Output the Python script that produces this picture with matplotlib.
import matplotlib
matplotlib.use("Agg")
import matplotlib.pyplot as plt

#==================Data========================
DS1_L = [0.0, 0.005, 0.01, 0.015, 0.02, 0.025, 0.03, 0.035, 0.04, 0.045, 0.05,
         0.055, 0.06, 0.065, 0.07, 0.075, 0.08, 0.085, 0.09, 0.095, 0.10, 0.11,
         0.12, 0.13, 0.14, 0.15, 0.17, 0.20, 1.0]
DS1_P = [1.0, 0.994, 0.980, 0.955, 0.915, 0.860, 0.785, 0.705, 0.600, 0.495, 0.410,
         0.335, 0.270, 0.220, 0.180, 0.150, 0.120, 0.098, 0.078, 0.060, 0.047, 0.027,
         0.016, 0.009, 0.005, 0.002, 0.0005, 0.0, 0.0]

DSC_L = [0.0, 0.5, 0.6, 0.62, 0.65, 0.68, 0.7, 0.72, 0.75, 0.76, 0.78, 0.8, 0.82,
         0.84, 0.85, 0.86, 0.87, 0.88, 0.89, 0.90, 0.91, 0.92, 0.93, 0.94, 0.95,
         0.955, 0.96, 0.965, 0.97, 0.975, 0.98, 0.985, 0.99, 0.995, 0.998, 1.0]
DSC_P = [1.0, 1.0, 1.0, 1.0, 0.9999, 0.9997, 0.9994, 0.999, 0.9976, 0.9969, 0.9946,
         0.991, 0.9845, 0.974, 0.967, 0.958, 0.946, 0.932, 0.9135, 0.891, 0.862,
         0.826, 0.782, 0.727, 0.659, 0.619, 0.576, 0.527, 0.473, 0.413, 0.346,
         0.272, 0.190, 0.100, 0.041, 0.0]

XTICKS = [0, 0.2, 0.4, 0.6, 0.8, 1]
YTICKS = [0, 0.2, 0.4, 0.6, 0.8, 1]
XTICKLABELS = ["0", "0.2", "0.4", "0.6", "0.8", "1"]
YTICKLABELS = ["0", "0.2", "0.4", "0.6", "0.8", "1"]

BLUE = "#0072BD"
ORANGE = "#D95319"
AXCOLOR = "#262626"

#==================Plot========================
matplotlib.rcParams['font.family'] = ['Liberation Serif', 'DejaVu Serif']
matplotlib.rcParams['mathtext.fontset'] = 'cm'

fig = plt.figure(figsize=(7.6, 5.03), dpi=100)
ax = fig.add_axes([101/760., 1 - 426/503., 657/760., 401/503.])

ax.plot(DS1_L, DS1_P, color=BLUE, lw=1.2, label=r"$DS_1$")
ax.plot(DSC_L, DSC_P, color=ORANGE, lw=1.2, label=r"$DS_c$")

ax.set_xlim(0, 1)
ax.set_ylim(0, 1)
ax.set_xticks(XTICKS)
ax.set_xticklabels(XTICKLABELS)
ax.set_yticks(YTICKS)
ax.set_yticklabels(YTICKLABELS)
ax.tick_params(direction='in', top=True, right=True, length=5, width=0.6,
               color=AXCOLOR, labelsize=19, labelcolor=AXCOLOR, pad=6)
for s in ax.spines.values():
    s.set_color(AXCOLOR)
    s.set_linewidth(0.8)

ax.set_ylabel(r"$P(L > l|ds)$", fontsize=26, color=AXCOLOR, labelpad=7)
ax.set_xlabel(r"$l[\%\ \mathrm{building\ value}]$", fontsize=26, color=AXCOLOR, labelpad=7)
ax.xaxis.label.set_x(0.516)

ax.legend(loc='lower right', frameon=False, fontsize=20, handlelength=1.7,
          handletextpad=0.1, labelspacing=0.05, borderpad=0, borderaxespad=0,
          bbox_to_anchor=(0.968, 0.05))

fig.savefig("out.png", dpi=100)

==

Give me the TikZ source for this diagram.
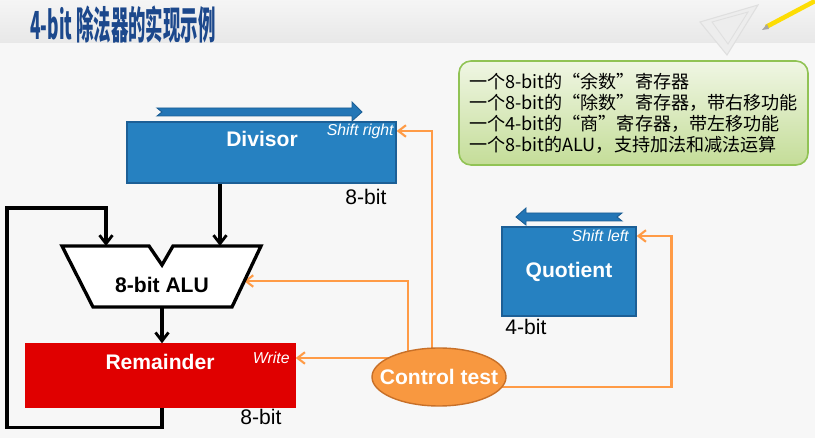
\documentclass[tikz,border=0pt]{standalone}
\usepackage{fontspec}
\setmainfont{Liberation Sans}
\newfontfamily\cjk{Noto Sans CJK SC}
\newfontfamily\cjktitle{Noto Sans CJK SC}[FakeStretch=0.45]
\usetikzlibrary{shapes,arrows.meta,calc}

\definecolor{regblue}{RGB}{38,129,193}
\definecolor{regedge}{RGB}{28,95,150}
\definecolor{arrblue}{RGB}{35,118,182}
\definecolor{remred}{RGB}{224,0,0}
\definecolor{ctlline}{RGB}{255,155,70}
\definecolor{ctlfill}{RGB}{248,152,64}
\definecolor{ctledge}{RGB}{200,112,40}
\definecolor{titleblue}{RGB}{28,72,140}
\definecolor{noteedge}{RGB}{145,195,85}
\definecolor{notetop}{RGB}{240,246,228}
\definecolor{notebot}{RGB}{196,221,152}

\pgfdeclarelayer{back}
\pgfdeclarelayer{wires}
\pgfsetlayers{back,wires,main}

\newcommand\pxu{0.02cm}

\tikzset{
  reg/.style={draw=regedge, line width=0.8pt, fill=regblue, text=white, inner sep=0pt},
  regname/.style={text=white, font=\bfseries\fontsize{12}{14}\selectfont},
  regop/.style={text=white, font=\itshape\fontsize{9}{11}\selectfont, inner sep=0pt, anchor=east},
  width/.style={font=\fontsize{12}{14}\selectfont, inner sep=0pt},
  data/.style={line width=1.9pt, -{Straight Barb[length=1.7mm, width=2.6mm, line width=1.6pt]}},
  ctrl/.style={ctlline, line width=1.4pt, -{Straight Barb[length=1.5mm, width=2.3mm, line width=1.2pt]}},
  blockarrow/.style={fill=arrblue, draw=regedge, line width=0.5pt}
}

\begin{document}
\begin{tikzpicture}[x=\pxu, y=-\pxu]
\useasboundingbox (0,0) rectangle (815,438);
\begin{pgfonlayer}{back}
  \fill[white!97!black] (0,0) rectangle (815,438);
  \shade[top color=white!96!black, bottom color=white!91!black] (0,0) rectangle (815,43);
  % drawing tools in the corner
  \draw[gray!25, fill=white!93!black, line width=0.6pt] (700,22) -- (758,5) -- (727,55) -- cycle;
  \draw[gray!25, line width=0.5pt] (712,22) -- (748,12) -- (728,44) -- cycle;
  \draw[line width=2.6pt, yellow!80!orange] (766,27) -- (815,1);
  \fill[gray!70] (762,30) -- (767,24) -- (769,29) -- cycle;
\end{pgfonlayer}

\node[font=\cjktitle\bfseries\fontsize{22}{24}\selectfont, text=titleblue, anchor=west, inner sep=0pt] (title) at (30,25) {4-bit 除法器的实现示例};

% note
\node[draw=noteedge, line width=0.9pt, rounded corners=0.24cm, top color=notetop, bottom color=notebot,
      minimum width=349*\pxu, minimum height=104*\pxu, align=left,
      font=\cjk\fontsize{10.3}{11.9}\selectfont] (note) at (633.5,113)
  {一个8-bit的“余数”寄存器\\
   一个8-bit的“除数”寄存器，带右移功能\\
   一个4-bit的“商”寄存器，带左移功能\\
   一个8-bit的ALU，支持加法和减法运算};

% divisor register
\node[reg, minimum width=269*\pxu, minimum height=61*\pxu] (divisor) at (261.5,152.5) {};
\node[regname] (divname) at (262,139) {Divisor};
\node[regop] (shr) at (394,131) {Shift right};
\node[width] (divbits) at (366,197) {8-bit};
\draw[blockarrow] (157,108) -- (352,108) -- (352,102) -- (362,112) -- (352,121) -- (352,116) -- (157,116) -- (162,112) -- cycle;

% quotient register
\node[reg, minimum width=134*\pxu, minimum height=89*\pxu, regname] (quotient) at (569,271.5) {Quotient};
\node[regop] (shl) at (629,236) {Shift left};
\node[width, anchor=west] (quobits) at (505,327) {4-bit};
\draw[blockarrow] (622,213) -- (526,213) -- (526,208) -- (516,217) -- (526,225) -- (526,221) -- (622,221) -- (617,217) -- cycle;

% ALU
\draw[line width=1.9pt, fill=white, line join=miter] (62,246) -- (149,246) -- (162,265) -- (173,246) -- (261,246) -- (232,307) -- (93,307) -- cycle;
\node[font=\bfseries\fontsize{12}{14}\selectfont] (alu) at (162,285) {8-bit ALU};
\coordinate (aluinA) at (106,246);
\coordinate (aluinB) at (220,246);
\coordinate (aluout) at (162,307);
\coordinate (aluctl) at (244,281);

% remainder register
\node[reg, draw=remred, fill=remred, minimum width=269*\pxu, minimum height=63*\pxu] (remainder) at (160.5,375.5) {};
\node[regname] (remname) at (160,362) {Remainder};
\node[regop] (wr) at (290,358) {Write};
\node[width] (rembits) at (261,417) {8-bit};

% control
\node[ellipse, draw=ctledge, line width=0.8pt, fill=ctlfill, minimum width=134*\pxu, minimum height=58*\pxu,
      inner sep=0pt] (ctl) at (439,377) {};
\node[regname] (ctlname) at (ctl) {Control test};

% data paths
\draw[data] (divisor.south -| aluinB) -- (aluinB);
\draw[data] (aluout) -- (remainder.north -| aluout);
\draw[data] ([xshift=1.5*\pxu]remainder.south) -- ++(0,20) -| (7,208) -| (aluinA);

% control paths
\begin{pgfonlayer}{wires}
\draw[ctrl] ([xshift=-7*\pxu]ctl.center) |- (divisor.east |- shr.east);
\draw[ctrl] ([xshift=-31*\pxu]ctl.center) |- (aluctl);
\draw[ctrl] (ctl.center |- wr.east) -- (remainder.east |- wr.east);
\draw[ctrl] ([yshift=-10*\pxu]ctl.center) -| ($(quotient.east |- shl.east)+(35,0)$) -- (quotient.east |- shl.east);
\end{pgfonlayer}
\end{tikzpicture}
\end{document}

---

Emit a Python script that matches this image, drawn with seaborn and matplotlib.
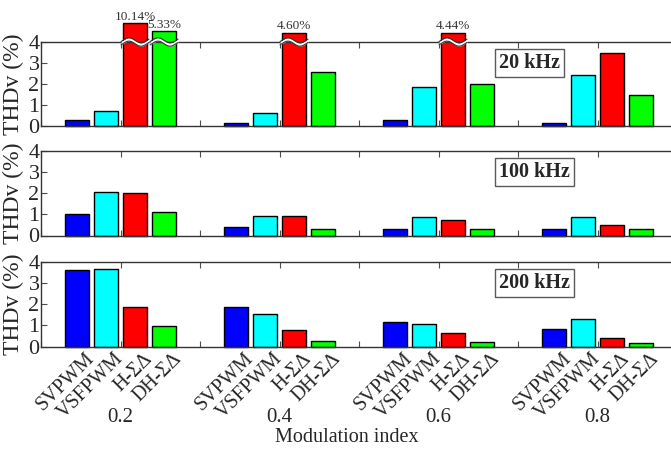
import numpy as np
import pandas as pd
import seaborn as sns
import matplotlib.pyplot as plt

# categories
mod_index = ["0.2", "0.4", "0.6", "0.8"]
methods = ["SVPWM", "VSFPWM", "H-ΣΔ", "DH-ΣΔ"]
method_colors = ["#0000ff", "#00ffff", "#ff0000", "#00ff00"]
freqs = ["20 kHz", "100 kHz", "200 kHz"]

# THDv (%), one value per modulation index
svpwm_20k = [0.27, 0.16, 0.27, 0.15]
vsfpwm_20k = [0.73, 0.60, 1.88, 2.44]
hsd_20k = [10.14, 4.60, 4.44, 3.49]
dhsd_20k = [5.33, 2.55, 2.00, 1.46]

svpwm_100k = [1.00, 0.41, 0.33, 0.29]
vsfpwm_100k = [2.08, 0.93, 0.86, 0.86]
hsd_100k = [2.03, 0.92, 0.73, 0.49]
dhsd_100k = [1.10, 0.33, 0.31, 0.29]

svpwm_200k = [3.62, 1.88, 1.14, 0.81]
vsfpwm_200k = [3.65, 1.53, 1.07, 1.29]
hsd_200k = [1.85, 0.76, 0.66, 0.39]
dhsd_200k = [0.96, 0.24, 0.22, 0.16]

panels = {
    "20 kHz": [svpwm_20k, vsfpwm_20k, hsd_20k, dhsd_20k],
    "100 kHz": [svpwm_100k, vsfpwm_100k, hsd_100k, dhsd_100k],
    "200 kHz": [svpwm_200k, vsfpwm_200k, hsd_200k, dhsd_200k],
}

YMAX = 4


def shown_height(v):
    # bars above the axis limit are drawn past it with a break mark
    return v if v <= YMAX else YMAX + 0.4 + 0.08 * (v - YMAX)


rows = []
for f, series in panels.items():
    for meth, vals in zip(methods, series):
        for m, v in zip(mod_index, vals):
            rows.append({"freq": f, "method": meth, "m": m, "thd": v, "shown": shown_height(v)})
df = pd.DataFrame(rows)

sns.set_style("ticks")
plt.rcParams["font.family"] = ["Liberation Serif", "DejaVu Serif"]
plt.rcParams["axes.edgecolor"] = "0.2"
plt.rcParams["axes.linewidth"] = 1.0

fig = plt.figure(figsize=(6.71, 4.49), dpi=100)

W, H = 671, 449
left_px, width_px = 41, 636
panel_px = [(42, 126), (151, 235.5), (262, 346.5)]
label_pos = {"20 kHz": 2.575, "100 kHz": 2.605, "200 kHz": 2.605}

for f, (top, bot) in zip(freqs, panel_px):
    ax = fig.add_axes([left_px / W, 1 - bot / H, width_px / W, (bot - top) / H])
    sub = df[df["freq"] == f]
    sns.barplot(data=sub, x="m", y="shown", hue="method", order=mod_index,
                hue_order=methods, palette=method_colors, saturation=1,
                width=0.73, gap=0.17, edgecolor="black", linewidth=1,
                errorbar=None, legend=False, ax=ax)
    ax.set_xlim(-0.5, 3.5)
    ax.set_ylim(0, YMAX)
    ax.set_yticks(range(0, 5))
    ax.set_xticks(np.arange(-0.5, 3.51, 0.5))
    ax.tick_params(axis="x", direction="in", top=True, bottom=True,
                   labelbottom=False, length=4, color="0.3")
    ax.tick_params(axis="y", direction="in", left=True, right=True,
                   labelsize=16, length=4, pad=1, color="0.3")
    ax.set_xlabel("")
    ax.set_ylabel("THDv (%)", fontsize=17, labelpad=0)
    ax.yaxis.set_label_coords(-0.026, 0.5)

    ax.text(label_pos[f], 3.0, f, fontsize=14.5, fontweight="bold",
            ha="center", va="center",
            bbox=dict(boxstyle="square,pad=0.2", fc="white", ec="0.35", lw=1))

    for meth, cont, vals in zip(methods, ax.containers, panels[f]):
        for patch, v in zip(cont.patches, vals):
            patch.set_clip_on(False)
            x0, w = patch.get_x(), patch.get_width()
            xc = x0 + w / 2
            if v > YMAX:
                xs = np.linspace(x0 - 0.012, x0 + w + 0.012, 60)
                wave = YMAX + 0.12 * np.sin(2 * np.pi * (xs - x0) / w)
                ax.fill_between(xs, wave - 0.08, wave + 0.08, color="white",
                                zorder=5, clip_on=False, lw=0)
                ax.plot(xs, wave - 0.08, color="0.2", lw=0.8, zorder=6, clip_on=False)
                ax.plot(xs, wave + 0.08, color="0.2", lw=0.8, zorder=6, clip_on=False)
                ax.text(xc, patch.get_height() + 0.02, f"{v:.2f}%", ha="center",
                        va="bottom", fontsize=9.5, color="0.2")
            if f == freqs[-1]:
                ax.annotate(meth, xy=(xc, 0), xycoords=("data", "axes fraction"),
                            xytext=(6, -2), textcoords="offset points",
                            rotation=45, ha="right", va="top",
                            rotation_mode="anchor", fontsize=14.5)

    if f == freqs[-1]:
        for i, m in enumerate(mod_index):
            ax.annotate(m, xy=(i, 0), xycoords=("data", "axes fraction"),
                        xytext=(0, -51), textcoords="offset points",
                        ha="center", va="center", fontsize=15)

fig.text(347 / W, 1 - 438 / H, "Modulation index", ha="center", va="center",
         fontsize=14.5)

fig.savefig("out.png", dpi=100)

--- Goal ---
Reproduce the lines exactly, from the line that contains "Output the Python" through the line that contains "0.016, 0.009, 0.005, 0.002, 0.0005, 0.0, 0.0]", and nothing more.

--- Solved problem ---
Output the Python script that produces this picture with matplotlib.
import matplotlib
matplotlib.use("Agg")
import matplotlib.pyplot as plt

#==================Data========================
DS1_L = [0.0, 0.005, 0.01, 0.015, 0.02, 0.025, 0.03, 0.035, 0.04, 0.045, 0.05,
         0.055, 0.06, 0.065, 0.07, 0.075, 0.08, 0.085, 0.09, 0.095, 0.10, 0.11,
         0.12, 0.13, 0.14, 0.15, 0.17, 0.20, 1.0]
DS1_P = [1.0, 0.994, 0.980, 0.955, 0.915, 0.860, 0.785, 0.705, 0.600, 0.495, 0.410,
         0.335, 0.270, 0.220, 0.180, 0.150, 0.120, 0.098, 0.078, 0.060, 0.047, 0.027,
         0.016, 0.009, 0.005, 0.002, 0.0005, 0.0, 0.0]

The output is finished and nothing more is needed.